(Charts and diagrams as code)
§
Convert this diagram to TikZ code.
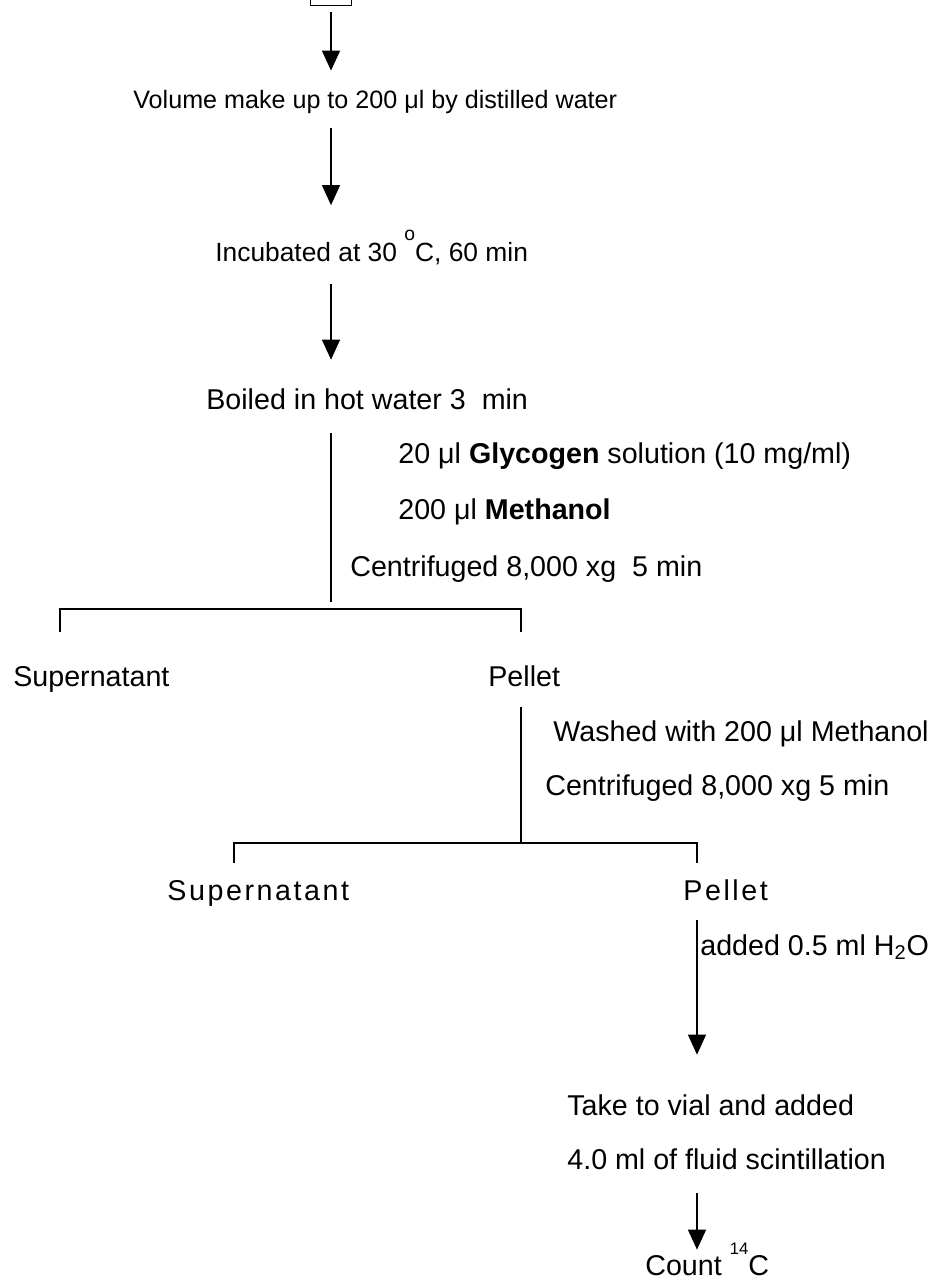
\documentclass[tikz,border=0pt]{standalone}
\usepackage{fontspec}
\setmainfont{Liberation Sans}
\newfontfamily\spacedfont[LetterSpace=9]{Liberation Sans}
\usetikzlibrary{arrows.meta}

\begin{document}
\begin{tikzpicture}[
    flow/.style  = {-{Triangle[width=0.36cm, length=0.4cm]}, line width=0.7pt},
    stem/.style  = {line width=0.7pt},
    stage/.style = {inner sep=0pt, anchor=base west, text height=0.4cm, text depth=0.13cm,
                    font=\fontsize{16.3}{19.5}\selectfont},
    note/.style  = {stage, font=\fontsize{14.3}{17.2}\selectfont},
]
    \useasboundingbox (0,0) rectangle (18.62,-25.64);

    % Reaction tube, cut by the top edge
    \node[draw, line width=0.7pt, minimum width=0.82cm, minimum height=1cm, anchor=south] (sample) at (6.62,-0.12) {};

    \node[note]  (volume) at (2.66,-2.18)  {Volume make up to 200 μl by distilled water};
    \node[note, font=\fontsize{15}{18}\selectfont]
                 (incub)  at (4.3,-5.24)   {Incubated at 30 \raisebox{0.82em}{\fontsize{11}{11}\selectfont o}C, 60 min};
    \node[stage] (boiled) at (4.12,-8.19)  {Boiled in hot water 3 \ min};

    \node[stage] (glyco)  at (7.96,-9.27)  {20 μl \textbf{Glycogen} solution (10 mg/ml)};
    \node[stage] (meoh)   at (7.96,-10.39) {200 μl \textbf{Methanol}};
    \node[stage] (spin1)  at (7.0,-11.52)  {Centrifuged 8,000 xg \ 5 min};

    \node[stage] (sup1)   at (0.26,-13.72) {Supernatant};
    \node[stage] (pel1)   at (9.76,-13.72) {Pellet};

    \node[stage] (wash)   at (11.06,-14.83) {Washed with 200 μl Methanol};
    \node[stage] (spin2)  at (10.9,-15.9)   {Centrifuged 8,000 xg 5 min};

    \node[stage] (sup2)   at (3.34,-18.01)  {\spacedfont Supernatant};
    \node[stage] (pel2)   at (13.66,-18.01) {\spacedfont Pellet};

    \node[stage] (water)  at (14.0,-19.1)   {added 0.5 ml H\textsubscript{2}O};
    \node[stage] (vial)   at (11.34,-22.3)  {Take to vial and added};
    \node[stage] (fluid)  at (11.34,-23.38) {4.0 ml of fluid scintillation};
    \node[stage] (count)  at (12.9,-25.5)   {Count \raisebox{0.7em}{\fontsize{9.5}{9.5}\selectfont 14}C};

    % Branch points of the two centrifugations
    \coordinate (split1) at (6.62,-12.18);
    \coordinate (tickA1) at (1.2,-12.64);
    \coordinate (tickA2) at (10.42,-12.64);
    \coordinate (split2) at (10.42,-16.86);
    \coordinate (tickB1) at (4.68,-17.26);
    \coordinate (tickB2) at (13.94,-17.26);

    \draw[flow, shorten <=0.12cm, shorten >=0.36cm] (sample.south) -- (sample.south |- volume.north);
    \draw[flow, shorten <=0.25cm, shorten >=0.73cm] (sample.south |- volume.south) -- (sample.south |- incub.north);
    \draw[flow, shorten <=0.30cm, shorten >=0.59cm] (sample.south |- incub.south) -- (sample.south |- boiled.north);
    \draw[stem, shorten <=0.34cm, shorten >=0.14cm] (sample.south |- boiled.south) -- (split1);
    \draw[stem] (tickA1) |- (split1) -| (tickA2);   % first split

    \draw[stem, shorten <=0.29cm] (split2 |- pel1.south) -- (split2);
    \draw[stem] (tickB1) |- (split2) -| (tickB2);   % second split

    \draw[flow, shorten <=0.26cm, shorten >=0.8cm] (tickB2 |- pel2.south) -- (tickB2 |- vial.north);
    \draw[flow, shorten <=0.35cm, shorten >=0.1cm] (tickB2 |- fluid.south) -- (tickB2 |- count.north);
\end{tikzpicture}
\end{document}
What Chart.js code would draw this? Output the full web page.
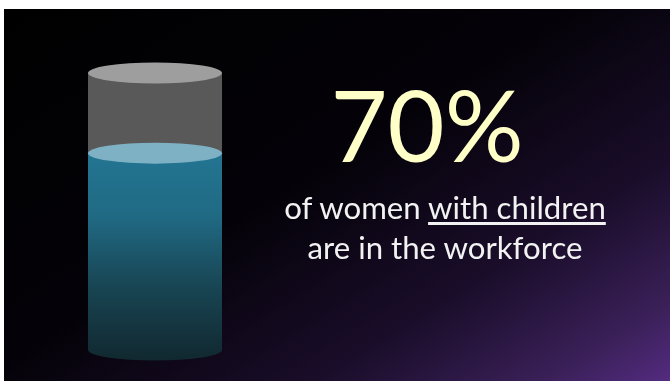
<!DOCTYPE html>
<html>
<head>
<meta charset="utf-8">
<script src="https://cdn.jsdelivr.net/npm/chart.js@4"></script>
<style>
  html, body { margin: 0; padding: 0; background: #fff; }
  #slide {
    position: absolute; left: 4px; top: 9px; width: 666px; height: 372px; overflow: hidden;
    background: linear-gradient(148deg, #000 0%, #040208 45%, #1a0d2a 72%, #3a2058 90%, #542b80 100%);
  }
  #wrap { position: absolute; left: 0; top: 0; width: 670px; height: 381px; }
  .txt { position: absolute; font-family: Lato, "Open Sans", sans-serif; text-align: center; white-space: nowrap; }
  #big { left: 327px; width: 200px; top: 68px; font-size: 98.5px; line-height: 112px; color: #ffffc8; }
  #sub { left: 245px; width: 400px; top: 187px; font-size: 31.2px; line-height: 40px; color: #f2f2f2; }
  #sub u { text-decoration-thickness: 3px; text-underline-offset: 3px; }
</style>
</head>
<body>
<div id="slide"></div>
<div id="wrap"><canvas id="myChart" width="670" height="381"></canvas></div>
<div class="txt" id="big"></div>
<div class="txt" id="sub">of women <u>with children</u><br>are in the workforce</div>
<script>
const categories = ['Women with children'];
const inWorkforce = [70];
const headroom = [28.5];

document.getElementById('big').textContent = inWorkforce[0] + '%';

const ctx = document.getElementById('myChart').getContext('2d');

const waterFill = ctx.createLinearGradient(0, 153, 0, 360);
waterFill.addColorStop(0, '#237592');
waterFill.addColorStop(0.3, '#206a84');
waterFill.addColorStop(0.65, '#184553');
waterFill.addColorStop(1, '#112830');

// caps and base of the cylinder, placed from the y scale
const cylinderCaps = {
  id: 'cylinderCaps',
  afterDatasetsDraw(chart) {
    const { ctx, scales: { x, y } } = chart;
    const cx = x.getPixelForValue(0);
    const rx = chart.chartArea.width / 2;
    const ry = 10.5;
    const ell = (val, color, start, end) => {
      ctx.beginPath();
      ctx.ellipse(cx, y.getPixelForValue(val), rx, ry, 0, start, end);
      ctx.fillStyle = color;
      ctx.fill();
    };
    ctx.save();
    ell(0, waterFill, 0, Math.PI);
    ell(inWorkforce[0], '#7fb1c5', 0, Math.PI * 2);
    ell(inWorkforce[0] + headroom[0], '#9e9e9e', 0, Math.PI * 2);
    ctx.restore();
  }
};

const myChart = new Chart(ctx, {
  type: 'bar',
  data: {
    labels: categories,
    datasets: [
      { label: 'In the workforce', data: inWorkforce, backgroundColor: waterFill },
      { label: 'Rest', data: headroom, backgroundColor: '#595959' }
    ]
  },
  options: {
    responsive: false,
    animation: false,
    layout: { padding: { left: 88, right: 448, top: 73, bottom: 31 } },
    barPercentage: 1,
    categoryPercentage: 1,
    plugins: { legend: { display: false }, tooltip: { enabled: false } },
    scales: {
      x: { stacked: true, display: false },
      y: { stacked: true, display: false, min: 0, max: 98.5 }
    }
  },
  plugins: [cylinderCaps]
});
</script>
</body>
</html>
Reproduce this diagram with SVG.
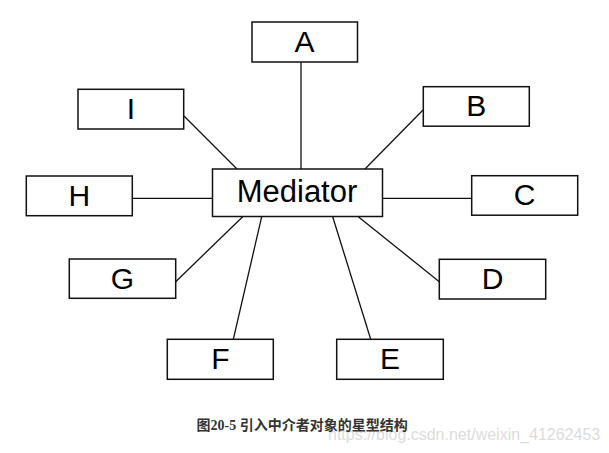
§
WHAT IS ASKED: Write out the entries above verbatim; the pictures do not belong in your copy.

COMPLETED EXERCISE:
Convert this diagram to TikZ code.
\documentclass[tikz,border=0pt]{standalone}
\usepackage{fontspec}
\setmainfont{Liberation Sans}
\newfontfamily\spacedfont[LetterSpace=9]{Liberation Sans}
\usetikzlibrary{arrows.meta}

\begin{document}
\begin{tikzpicture}[
    flow/.style  = {-{Triangle[width=0.36cm, length=0.4cm]}, line width=0.7pt},
    stem/.style  = {line width=0.7pt},
    stage/.style = {inner sep=0pt, anchor=base west, text height=0.4cm, text depth=0.13cm,
                    font=\fontsize{16.3}{19.5}\selectfont},
    note/.style  = {stage, font=\fontsize{14.3}{17.2}\selectfont},
]
    \useasboundingbox (0,0) rectangle (18.62,-25.64);

    % Reaction tube, cut by the top edge
    \node[draw, line width=0.7pt, minimum width=0.82cm, minimum height=1cm, anchor=south] (sample) at (6.62,-0.12) {};

    \node[note]  (volume) at (2.66,-2.18)  {Volume make up to 200 μl by distilled water};
    \node[note, font=\fontsize{15}{18}\selectfont]
                 (incub)  at (4.3,-5.24)   {Incubated at 30 \raisebox{0.82em}{\fontsize{11}{11}\selectfont o}C, 60 min};
    \node[stage] (boiled) at (4.12,-8.19)  {Boiled in hot water 3 \ min};

    \node[stage] (glyco)  at (7.96,-9.27)  {20 μl \textbf{Glycogen} solution (10 mg/ml)};
    \node[stage] (meoh)   at (7.96,-10.39) {200 μl \textbf{Methanol}};
    \node[stage] (spin1)  at (7.0,-11.52)  {Centrifuged 8,000 xg \ 5 min};

    \node[stage] (sup1)   at (0.26,-13.72) {Supernatant};
    \node[stage] (pel1)   at (9.76,-13.72) {Pellet};

    \node[stage] (wash)   at (11.06,-14.83) {Washed with 200 μl Methanol};
    \node[stage] (spin2)  at (10.9,-15.9)   {Centrifuged 8,000 xg 5 min};

    \node[stage] (sup2)   at (3.34,-18.01)  {\spacedfont Supernatant};
    \node[stage] (pel2)   at (13.66,-18.01) {\spacedfont Pellet};

    \node[stage] (water)  at (14.0,-19.1)   {added 0.5 ml H\textsubscript{2}O};
    \node[stage] (vial)   at (11.34,-22.3)  {Take to vial and added};
    \node[stage] (fluid)  at (11.34,-23.38) {4.0 ml of fluid scintillation};
    \node[stage] (count)  at (12.9,-25.5)   {Count \raisebox{0.7em}{\fontsize{9.5}{9.5}\selectfont 14}C};

    % Branch points of the two centrifugations
    \coordinate (split1) at (6.62,-12.18);
    \coordinate (tickA1) at (1.2,-12.64);
    \coordinate (tickA2) at (10.42,-12.64);
    \coordinate (split2) at (10.42,-16.86);
    \coordinate (tickB1) at (4.68,-17.26);
    \coordinate (tickB2) at (13.94,-17.26);

    \draw[flow, shorten <=0.12cm, shorten >=0.36cm] (sample.south) -- (sample.south |- volume.north);
    \draw[flow, shorten <=0.25cm, shorten >=0.73cm] (sample.south |- volume.south) -- (sample.south |- incub.north);
    \draw[flow, shorten <=0.30cm, shorten >=0.59cm] (sample.south |- incub.south) -- (sample.south |- boiled.north);
    \draw[stem, shorten <=0.34cm, shorten >=0.14cm] (sample.south |- boiled.south) -- (split1);
    \draw[stem] (tickA1) |- (split1) -| (tickA2);   % first split

    \draw[stem, shorten <=0.29cm] (split2 |- pel1.south) -- (split2);
    \draw[stem] (tickB1) |- (split2) -| (tickB2);   % second split

    \draw[flow, shorten <=0.26cm, shorten >=0.8cm] (tickB2 |- pel2.south) -- (tickB2 |- vial.north);
    \draw[flow, shorten <=0.35cm, shorten >=0.1cm] (tickB2 |- fluid.south) -- (tickB2 |- count.north);
\end{tikzpicture}
\end{document}
What Chart.js code would draw this? Output the full web page.
<!DOCTYPE html>
<html>
<head>
<meta charset="utf-8">
<script src="https://cdn.jsdelivr.net/npm/chart.js@4"></script>
<style>
  html, body { margin: 0; padding: 0; background: #fff; }
  #slide {
    position: absolute; left: 4px; top: 9px; width: 666px; height: 372px; overflow: hidden;
    background: linear-gradient(148deg, #000 0%, #040208 45%, #1a0d2a 72%, #3a2058 90%, #542b80 100%);
  }
  #wrap { position: absolute; left: 0; top: 0; width: 670px; height: 381px; }
  .txt { position: absolute; font-family: Lato, "Open Sans", sans-serif; text-align: center; white-space: nowrap; }
  #big { left: 327px; width: 200px; top: 68px; font-size: 98.5px; line-height: 112px; color: #ffffc8; }
  #sub { left: 245px; width: 400px; top: 187px; font-size: 31.2px; line-height: 40px; color: #f2f2f2; }
  #sub u { text-decoration-thickness: 3px; text-underline-offset: 3px; }
</style>
</head>
<body>
<div id="slide"></div>
<div id="wrap"><canvas id="myChart" width="670" height="381"></canvas></div>
<div class="txt" id="big"></div>
<div class="txt" id="sub">of women <u>with children</u><br>are in the workforce</div>
<script>
const categories = ['Women with children'];
const inWorkforce = [70];
const headroom = [28.5];

document.getElementById('big').textContent = inWorkforce[0] + '%';

const ctx = document.getElementById('myChart').getContext('2d');

const waterFill = ctx.createLinearGradient(0, 153, 0, 360);
waterFill.addColorStop(0, '#237592');
waterFill.addColorStop(0.3, '#206a84');
waterFill.addColorStop(0.65, '#184553');
waterFill.addColorStop(1, '#112830');

// caps and base of the cylinder, placed from the y scale
const cylinderCaps = {
  id: 'cylinderCaps',
  afterDatasetsDraw(chart) {
    const { ctx, scales: { x, y } } = chart;
    const cx = x.getPixelForValue(0);
    const rx = chart.chartArea.width / 2;
    const ry = 10.5;
    const ell = (val, color, start, end) => {
      ctx.beginPath();
      ctx.ellipse(cx, y.getPixelForValue(val), rx, ry, 0, start, end);
      ctx.fillStyle = color;
      ctx.fill();
    };
    ctx.save();
    ell(0, waterFill, 0, Math.PI);
    ell(inWorkforce[0], '#7fb1c5', 0, Math.PI * 2);
    ell(inWorkforce[0] + headroom[0], '#9e9e9e', 0, Math.PI * 2);
    ctx.restore();
  }
};

const myChart = new Chart(ctx, {
  type: 'bar',
  data: {
    labels: categories,
    datasets: [
      { label: 'In the workforce', data: inWorkforce, backgroundColor: waterFill },
      { label: 'Rest', data: headroom, backgroundColor: '#595959' }
    ]
  },
  options: {
    responsive: false,
    animation: false,
    layout: { padding: { left: 88, right: 448, top: 73, bottom: 31 } },
    barPercentage: 1,
    categoryPercentage: 1,
    plugins: { legend: { display: false }, tooltip: { enabled: false } },
    scales: {
      x: { stacked: true, display: false },
      y: { stacked: true, display: false, min: 0, max: 98.5 }
    }
  },
  plugins: [cylinderCaps]
});
</script>
</body>
</html>
Reproduce this diagram with SVG.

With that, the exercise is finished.